# What the task requires
Hand back each line, unchanged, from the top down to the line where "ax = fig.add_axes([530" sits.

Source code of charts
--- begin ---

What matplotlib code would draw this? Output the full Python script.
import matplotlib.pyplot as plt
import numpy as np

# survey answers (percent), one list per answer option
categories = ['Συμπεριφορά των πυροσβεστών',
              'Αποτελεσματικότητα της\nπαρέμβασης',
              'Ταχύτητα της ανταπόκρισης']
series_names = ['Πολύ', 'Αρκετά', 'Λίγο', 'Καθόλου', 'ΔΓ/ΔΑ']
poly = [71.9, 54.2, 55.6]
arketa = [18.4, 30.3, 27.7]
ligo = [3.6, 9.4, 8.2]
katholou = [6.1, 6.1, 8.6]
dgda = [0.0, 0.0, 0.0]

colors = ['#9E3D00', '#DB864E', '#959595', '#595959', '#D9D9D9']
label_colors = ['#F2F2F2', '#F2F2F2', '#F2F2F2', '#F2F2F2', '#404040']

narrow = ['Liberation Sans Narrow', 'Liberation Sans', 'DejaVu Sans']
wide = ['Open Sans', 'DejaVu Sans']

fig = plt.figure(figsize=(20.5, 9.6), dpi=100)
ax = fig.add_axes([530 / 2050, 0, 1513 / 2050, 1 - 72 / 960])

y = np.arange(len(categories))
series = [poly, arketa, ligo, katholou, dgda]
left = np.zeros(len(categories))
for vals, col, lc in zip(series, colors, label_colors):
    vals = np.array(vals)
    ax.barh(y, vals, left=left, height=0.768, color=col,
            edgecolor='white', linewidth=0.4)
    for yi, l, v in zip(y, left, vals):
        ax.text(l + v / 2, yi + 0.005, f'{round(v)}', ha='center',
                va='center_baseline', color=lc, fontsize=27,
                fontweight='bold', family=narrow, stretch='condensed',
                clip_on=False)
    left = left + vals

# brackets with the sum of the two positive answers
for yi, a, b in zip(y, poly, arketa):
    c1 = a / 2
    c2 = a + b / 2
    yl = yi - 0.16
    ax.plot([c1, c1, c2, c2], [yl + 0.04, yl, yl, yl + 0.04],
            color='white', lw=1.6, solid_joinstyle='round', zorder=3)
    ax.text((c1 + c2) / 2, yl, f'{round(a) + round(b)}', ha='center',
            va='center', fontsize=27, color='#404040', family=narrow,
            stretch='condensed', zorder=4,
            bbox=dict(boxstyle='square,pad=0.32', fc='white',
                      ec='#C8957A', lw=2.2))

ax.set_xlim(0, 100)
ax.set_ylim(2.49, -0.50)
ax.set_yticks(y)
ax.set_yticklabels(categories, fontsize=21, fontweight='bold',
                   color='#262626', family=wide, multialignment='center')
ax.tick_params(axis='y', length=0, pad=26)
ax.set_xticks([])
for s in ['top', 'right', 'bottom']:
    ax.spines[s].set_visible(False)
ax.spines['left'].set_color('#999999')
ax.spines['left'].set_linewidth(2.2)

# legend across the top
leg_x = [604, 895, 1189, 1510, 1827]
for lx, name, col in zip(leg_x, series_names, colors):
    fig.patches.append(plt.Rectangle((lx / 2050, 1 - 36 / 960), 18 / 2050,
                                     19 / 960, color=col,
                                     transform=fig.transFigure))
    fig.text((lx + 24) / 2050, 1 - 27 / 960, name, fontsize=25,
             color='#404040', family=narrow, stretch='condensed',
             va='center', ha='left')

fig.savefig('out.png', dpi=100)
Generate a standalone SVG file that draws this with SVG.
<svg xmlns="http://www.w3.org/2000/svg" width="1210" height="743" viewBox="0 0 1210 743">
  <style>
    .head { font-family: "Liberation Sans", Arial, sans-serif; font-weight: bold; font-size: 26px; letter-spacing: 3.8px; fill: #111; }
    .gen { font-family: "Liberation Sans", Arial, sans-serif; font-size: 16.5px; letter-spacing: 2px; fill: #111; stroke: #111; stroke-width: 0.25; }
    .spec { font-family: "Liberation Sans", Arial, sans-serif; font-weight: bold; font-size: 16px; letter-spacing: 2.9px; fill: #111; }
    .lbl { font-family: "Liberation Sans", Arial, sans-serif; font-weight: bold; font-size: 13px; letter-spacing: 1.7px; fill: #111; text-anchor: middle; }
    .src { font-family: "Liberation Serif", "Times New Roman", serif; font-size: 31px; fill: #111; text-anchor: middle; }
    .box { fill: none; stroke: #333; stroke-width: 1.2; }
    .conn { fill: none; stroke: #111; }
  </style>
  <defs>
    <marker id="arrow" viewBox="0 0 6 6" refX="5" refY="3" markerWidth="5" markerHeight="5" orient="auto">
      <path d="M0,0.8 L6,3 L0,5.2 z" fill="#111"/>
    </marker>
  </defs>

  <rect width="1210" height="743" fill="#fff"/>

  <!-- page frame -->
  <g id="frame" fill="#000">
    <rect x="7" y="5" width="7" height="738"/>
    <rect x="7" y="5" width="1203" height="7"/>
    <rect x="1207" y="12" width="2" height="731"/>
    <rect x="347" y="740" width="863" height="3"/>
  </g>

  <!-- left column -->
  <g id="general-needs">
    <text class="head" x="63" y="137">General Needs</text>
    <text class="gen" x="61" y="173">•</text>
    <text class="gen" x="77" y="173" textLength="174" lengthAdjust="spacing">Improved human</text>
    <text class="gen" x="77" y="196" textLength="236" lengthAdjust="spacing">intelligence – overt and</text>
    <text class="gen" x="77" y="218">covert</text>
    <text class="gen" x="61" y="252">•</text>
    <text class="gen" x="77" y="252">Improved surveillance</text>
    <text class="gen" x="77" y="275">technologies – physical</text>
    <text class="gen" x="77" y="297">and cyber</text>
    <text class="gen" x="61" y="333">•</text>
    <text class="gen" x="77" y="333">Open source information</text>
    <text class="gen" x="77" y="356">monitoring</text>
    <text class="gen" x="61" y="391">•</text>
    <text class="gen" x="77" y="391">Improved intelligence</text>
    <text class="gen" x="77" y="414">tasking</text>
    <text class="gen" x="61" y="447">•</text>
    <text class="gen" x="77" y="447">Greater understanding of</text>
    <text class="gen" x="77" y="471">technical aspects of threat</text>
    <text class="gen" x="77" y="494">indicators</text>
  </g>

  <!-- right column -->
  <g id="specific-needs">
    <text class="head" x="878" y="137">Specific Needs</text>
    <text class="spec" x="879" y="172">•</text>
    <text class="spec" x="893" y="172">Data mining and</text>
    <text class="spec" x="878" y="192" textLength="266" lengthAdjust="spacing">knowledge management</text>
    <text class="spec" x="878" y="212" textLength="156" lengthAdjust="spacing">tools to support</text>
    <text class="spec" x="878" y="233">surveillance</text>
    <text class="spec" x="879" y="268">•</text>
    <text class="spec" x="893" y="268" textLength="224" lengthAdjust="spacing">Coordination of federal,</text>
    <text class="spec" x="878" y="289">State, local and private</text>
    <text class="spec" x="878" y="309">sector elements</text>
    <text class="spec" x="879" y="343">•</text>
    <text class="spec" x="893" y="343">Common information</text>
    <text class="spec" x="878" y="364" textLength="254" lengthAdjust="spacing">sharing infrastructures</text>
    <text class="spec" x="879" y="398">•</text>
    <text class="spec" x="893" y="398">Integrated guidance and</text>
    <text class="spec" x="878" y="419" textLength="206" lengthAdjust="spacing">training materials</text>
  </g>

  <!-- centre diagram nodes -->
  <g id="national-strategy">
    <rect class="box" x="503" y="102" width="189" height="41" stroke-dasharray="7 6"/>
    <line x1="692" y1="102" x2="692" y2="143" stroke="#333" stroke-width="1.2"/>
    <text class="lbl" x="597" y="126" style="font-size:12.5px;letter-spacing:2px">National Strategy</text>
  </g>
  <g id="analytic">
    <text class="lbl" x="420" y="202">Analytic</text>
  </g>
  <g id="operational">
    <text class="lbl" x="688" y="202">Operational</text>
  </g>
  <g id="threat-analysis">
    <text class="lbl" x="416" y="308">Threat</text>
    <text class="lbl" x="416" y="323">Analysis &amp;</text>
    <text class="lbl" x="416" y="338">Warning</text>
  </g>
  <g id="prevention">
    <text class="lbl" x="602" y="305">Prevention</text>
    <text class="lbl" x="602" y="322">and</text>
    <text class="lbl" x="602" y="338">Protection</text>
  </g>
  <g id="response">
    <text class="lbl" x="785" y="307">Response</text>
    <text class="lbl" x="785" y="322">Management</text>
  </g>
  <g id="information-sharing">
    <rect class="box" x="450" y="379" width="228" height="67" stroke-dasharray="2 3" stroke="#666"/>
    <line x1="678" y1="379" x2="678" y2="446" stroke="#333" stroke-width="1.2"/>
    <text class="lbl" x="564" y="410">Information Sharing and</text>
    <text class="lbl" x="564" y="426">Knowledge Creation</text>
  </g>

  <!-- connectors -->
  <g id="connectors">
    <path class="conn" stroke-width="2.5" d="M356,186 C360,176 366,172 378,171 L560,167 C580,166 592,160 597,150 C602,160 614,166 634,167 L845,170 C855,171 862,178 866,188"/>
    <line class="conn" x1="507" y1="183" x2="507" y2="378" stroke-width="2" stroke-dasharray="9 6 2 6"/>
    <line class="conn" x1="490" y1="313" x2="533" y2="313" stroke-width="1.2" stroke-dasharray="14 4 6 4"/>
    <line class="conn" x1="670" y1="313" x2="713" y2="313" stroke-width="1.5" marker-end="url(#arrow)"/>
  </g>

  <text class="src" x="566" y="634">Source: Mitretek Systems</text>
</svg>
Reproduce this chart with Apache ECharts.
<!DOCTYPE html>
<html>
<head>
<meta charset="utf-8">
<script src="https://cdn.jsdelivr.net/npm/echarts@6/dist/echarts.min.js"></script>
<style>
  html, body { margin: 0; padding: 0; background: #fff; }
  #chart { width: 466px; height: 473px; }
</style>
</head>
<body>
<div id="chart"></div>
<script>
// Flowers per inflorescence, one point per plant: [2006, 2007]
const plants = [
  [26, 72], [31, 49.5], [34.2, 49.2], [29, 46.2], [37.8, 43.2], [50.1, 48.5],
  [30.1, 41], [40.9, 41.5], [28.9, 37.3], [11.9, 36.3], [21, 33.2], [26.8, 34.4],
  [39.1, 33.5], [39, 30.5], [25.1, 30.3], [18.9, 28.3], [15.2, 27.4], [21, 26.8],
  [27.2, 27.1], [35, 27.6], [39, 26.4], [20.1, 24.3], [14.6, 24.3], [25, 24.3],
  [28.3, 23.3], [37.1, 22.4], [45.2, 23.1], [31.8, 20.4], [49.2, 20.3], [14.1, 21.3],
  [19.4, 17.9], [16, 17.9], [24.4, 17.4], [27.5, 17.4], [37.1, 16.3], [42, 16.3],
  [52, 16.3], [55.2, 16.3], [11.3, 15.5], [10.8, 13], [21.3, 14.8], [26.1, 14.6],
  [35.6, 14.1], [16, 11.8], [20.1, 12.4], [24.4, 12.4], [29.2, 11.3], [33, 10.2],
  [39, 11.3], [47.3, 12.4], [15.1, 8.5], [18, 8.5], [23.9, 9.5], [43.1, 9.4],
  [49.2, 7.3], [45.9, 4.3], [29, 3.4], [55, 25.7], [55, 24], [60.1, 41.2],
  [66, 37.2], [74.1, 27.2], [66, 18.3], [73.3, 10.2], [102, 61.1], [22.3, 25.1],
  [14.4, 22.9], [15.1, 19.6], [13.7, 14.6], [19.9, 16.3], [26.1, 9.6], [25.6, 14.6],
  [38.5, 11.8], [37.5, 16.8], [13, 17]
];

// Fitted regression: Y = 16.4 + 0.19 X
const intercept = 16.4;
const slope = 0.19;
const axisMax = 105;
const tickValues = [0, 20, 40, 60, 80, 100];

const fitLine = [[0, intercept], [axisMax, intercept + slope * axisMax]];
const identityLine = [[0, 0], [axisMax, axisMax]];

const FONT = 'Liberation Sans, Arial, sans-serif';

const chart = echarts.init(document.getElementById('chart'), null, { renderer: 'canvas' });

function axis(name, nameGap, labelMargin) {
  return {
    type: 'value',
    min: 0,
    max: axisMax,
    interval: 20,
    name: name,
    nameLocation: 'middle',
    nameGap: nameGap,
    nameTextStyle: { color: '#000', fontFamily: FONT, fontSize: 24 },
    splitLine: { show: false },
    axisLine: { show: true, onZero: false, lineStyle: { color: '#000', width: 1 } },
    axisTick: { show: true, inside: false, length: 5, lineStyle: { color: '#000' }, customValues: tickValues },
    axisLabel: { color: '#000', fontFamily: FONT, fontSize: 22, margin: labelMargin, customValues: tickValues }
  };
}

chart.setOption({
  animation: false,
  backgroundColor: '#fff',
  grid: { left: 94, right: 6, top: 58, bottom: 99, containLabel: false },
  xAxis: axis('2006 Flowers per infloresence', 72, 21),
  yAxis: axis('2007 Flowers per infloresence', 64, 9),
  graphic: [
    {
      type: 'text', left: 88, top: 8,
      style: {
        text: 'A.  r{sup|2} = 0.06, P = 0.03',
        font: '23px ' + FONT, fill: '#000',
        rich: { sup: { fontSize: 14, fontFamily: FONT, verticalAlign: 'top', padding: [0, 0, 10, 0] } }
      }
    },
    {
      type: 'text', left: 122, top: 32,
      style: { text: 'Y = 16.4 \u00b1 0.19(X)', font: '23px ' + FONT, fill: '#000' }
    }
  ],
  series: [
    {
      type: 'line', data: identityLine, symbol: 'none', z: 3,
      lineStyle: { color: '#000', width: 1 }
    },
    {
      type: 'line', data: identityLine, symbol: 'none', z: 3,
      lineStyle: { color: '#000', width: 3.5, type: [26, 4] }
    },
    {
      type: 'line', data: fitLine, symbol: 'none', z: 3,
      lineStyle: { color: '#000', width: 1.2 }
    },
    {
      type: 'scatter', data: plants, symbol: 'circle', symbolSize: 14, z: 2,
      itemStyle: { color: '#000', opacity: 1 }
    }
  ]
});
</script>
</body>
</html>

--- end ---

# Output of the exercise
What matplotlib code would draw this? Output the full Python script.
import matplotlib.pyplot as plt
import numpy as np

# survey answers (percent), one list per answer option
categories = ['Συμπεριφορά των πυροσβεστών',
              'Αποτελεσματικότητα της\nπαρέμβασης',
              'Ταχύτητα της ανταπόκρισης']
series_names = ['Πολύ', 'Αρκετά', 'Λίγο', 'Καθόλου', 'ΔΓ/ΔΑ']
poly = [71.9, 54.2, 55.6]
arketa = [18.4, 30.3, 27.7]
ligo = [3.6, 9.4, 8.2]
katholou = [6.1, 6.1, 8.6]
dgda = [0.0, 0.0, 0.0]

colors = ['#9E3D00', '#DB864E', '#959595', '#595959', '#D9D9D9']
label_colors = ['#F2F2F2', '#F2F2F2', '#F2F2F2', '#F2F2F2', '#404040']

narrow = ['Liberation Sans Narrow', 'Liberation Sans', 'DejaVu Sans']
wide = ['Open Sans', 'DejaVu Sans']

fig = plt.figure(figsize=(20.5, 9.6), dpi=100)
ax = fig.add_axes([530 / 2050, 0, 1513 / 2050, 1 - 72 / 960])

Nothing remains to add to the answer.